(Montréal) Des chercheurs britanniques qui croyaient pourtant être sur la piste d’un test de dépistage du cancer de l’ovaire ont dû s’avouer vaincus après une vingtaine d’années de travaux.

Les chercheurs du University College London rapportent dans les pages du journal médical The Lancet que, en dernière analyse, même la détection hâtive de certains cancers n’a rien changé au taux de mortalité parmi les participantes.

Il semble que les cancers plus agressifs, même s’ils sont diagnostiqués à un stade plus précoce, ça ne change rien pour la mortalité.

Anita Koushik, spécialiste du cancer de l’ovaire à l’École de santé publique de l’Université de Montréal

« Il semble probable que les cancers détectés à un stade plus précoce avaient un mauvais pronostic intrinsèque qui n’a pas été modifié par un traitement plus précoce et les traitements disponibles pour les maladies de stade précoce », ajoute-t-elle.

L’étude UK Collaborative Trial of Ovarian Cancer Screening, avec quelque 200 000 participantes, était la plus importante jamais réalisée à ce jour sur le dépistage du cancer de l’ovaire.

Les participantes chez qui le taux de C.A.-125, une substance produite par les tumeurs, était en hausse avaient subi une échographie. Cela a permis de détecter 39 % plus de cancers de stade 1 et 2, et 10 % moins de cancers de stade 3 et 4, mais aucun effet n’a été noté sur la mortalité.

« Nous savons que la survie est généralement meilleure chez les personnes diagnostiquées à un stade précoce, […] et ils ont détecté une plus grande proportion de cas à des stades plus précoces, mais sans amélioration de la survie », a dit la professeure Koushik.

Il semblerait donc que les cancers qui ont été détectés de manière plus précoce découlaient d’une forme plus agressive de la maladie, ce qui expliquerait l’absence de réduction du taux de mortalité.

La piste du C.A.-125 n’offrait aucune garantie en partant. Cancer de l’ovaire Canada souligne ainsi sur son site internet que « dans environ 20 % des cas de cancer de l’ovaire à un stade avancé et 50 % des cas à un stade précoce, le C.A.-125 n’est pas élevé, même en présence de cancer de l’ovaire ».

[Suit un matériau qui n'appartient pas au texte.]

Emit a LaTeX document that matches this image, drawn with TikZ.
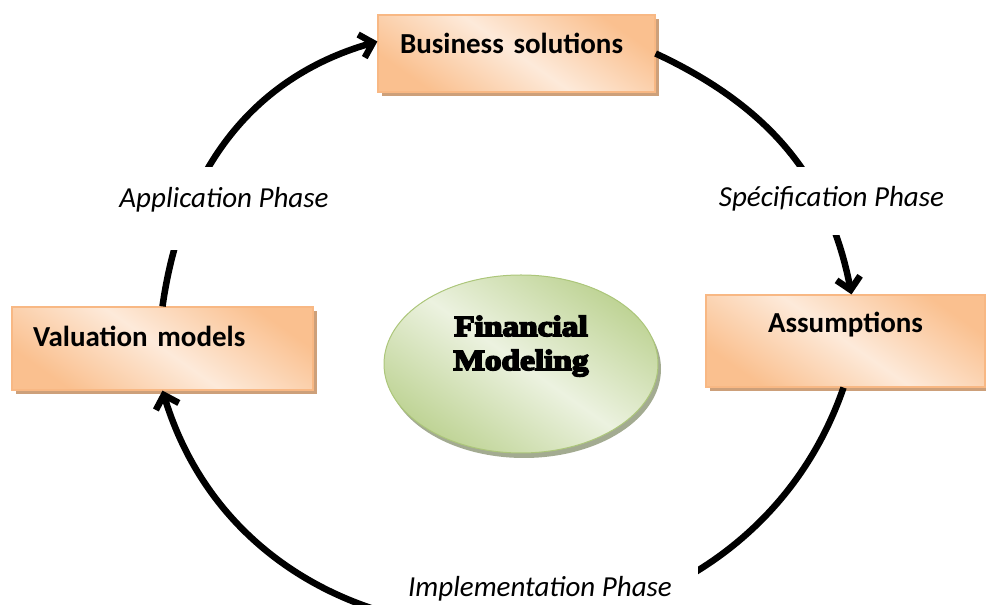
\documentclass[tikz,border=0pt]{standalone}
\usepackage{fontspec}
\setmainfont{Carlito}
\newfontfamily\posterfont[FakeBold=6,FakeStretch=1.15]{Liberation Serif}
\usetikzlibrary{arrows.meta,shapes.geometric,shadows}

\definecolor{peach}{RGB}{250,192,143}
\definecolor{cream}{RGB}{253,234,218}
\definecolor{boxline}{RGB}{248,184,132}
\definecolor{boxshadow}{RGB}{205,160,122}
\definecolor{ellgreen}{RGB}{190,211,148}
\definecolor{elllight}{RGB}{236,242,224}
\definecolor{ellline}{RGB}{172,198,122}
\definecolor{ellshadow}{RGB}{140,150,118}

\tikzset{
  phasebox/.style={rectangle, draw=boxline, line width=1.2pt,
    top color=peach, bottom color=peach, middle color=cream, shading angle=-35,
    drop shadow={shadow xshift=4pt, shadow yshift=-4pt, fill=boxshadow, opacity=1},
    inner ysep=0pt, font=\fontsize{29}{35}\selectfont\bfseries},
  phase/.style={fill=white, inner ysep=0pt, anchor=base,
    font=\fontsize{29}{35}\selectfont\itshape},
  phasearrow/.style={line width=6.5pt, -{Straight Barb[length=12pt,width=24pt]}},
}

\begin{document}
\begin{tikzpicture}[x=1pt,y=1pt]
  \useasboundingbox (0,0) rectangle (986,605);
  \clip (0,0) rectangle (986,605);

  % steps
  \node[phasebox, text width=233pt, inner xsep=22pt, text height=39pt, text depth=38pt, align=left]
    (bs) at (516.5,551.5) {Business solutions};
  \node[phasebox, text width=259pt, inner xsep=21pt, text height=40pt, text depth=43pt, align=left]
    (val) at (162.5,256.5) {Valuation models};
  \node[phasebox, text width=259pt, inner xsep=10pt, text height=38pt, text depth=54pt, align=center]
    (as) at (845.5,264) {Assumptions};

  % centre
  \node[ellipse, draw=ellline, line width=1pt,
    top color=ellgreen, bottom color=ellgreen, middle color=elllight, shading angle=-35,
    drop shadow={shadow xshift=3pt, shadow yshift=-5pt, fill=ellshadow, opacity=.8},
    minimum width=274pt, minimum height=178pt, inner sep=0pt,
    text height=66pt, text depth=54pt, align=center,
    font=\posterfont\bfseries\fontsize{29}{34}\selectfont]
    (fm) at (521,241) {Financial\\Modeling};

  % cycle
  \draw[phasearrow] (val.north) to[out=82,in=196] ([yshift=12pt]bs.west);
  \draw[phasearrow] (bs.east) to[out=-25,in=101] ([xshift=6pt]as.north);
  \draw[phasearrow] ([xshift=-2pt]as.south) to[out=-109,in=-73,looseness=1.25] (val.south);

  % phases
  \node[phase, text height=41pt, text depth=42pt, inner xsep=6pt] (app) at (224,397) {Application Phase};
  \node[phase, text height=40pt, text depth=28pt, inner xsep=6pt] (spec) at (831.5,398) {Spécification Phase};
  \node[phase, text height=34pt, text depth=12pt, inner xsep=26pt] (impl) at (540,8) {Implementation Phase};
\end{tikzpicture}
\end{document}
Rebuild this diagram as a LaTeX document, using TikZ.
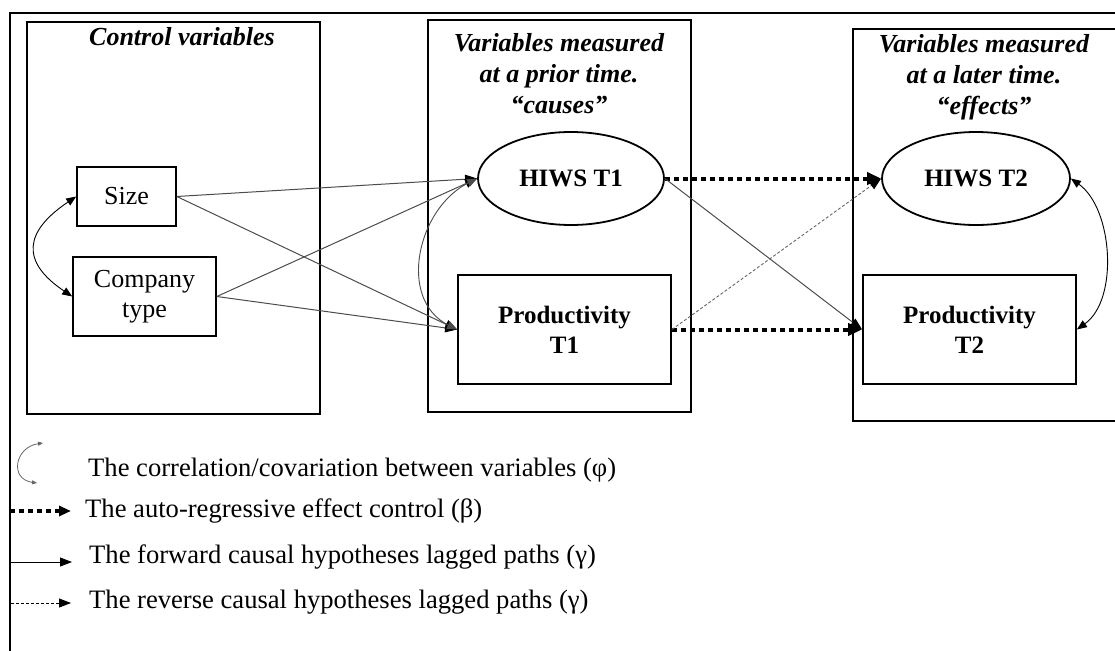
\documentclass[tikz,border=0pt]{standalone}
\usepackage{fontspec}
\setmainfont{Liberation Serif}
\usetikzlibrary{shapes.geometric, arrows.meta}

\begin{document}
\begin{tikzpicture}[x=1pt, y=-1pt,
    frame/.style={line width=2pt},
    latent/.style={draw, ellipse, line width=1.8pt, inner sep=0pt, font=\fontsize{25}{30}\selectfont\bfseries},
    observed/.style={draw, line width=1.8pt, inner sep=0pt, align=center, font=\fontsize{25}{30}\selectfont\bfseries},
    control/.style={draw, line width=1.6pt, inner sep=0pt, align=center, font=\fontsize{26}{30}\selectfont},
    boxtitle/.style={align=center, inner sep=0pt, font=\fontsize{26}{31}\selectfont\bfseries\itshape},
    legendtext/.style={anchor=west, inner sep=0pt, font=\fontsize{26.6}{30}\selectfont},
    lagged/.style={draw=black!70, line width=1pt, -{Triangle[length=12pt,width=9pt,color=black]}},
    reverse/.style={draw=black!60, line width=0.9pt, dash pattern=on 3pt off 2pt, -{Triangle[length=12pt,width=9pt,color=black]}},
    autoreg/.style={line width=4pt, dash pattern=on 5pt off 4pt, -{Triangle[length=14pt,width=12pt]}},
    corr/.style={line width=0.9pt, {Triangle[length=10pt,width=8pt]}-{Triangle[length=10pt,width=8pt]}}]
    \useasboundingbox (0,0) rectangle (1115,650);
    \draw[frame] (1116,13) -- (10,13) -- (10,651);
    \draw[frame] (27,22) rectangle (320,414);
    \draw[frame] (428,20) rectangle (691,412);
    \draw[frame] (1116,29) -- (853,29) -- (853,421) -- (1116,421);
    \node(t0)[boxtitle] at (182,37) {Control variables};
    \node(t1)[boxtitle] at (559,74) {Variables measured\\at a prior time.\\“causes”};
    \node(t2)[boxtitle] at (984,77) {Variables measured\\at a later time.\\“effects”};
    \node(size)[control, minimum width=99pt, minimum height=59pt] at (126.5,196.5) {Size};
    \node(comp)[control, minimum width=143pt, minimum height=79pt] at (144.5,296.5) {Company\\type};
    \node(h1)[latent, minimum width=186pt, minimum height=93pt] at (571,178.5) {HIWS T1};
    \node(p1)[observed, minimum width=213pt, minimum height=109pt] at (564.5,329.5) {Productivity\\T1};
    \node(h2)[latent, minimum width=188pt, minimum height=93pt] at (976,178.5) {HIWS T2};
    \node(p2)[observed, minimum width=213pt, minimum height=109pt] at (969.5,329.5) {Productivity\\T2};
    \draw[lagged] (size.east) -- (h1.west);
    \draw[lagged] (size.east) -- (p1.west);
    \draw[lagged] (comp.east) -- (h1.west);
    \draw[lagged] (comp.east) -- (p1.west);
    \draw[corr] (size.west) .. controls +(-52,35) and +(-52,-35) .. (comp.west);
    \draw[corr, draw=black!70] (h1.west) .. controls +(-60,30) and +(-60,-30) .. (p1.west);
    \draw[corr] (h2.east) .. controls +(42,30) and +(42,-30) .. (p2.east);
    \draw[autoreg] (h1.east) -- (h2.west);
    \draw[autoreg] (p1.east) -- (p2.west);
    \draw[lagged] (h1.east) -- (p2.west);
    \draw[reverse] (p1.east) -- (h2.west);
    \node(leg1)[legendtext] at (88,470) {The correlation/covariation between variables (φ)};
    \node(leg2)[legendtext] at (85,511) {The auto-regressive effect control (β)};
    \node(leg3)[legendtext] at (89,557) {The forward causal hypotheses lagged paths (γ)};
    \node(leg4)[legendtext] at (89,602) {The reverse causal hypotheses lagged paths (γ)};
    \coordinate(c1a) at (43,443);
    \coordinate(c1b) at (37,483);
    \coordinate(c2a) at (10,511);
    \coordinate(c2b) at (71,511);
    \coordinate(c3a) at (10,562);
    \coordinate(c3b) at (72,562);
    \coordinate(c4a) at (11,603);
    \coordinate(c4b) at (71,603);
    \draw[draw=black!60, line width=0.8pt, {Triangle[length=5pt,width=4pt]}-{Triangle[length=5pt,width=4pt]}] (c1a) .. controls +(-28,4) and +(-28,-4) .. (c1b);
    \draw[autoreg, -{Triangle[length=12pt,width=10pt]}] (c2a) -- (c2b);
    \draw[line width=1pt, -{Triangle[length=12pt,width=9pt]}] (c3a) -- (c3b);
    \draw[line width=0.8pt, dash pattern=on 3pt off 2pt, -{Triangle[length=12pt,width=9pt]}] (c4a) -- (c4b);
    \end{tikzpicture}
\end{document}
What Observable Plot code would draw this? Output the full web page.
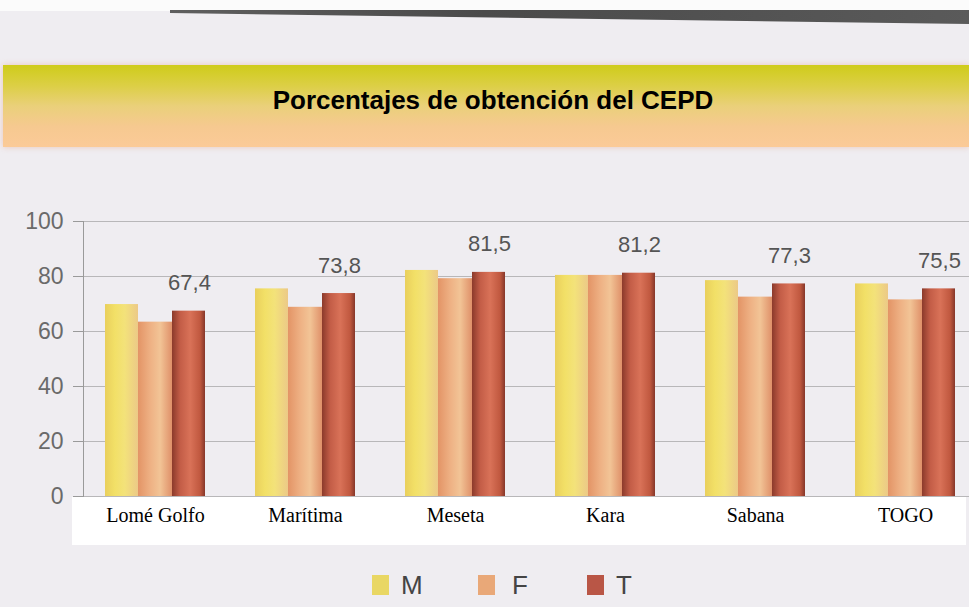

L’objectif serait donc maintenant de mettre au point un test capable de dépister plus tôt les cancers moins agressifs. Les travaux nécessaires pour y parvenir pourraient toutefois facilement prendre une dizaine d’années.

On aura notamment besoin de meilleures connaissances sur la biologie de ce type cancer, a dit la professeure Koushik, même si on comprend mieux aujourd’hui que certains cancers de l’ovaire sont plus agressifs que d’autres.

« Ça, c’est très intéressant et très important, parce que lors d’anciennes études, on traitait le cancer de l’ovaire comme une seule maladie, a-t-elle souligné. On considère maintenant le cancer de l’ovaire comme étant plusieurs maladies parce que leur biologie diffère, leurs caractéristiques génétiques et moléculaires aussi. »

On peut quand même tirer des leçons intéressantes de l’étude britannique, croit la professeure Koushik, qui martèle l’importance de la prévention pour les femmes, notamment en ce qui concerne l’efficacité des traitements.

« D’après moi, ça dit quelque chose au sujet du traitement, a-t-elle dit. Ces personnes ont été traitées plus tôt dans l’évolution de leur cancer, mais ça n’a rien changé pour la mortalité. »

Le cancer de l’ovaire peut être très difficile à diagnostiquer, puisque ses symptômes (saignements vaginaux anormaux, pertes vaginales fréquentes, masse palpable dans le bassin ou l’abdomen, besoin fréquent/urgent d’uriner, constipation, etc.) peuvent ressembler à ceux d’autres maladies beaucoup moins graves. La maladie a souvent tellement progressé au moment du diagnostic que le pronostic est sombre.

Le cancer de l’ovaire est le cinquième cancer le plus courant chez les femmes, et aussi un des plus mortels. Chaque année, on estime que 3100 Canadiennes recevront un diagnostic de cette maladie, et que 55 % d’entre elles ne survivront pas au-delà de cinq ans, dit l’organisme Cancer de l’ovaire Canada.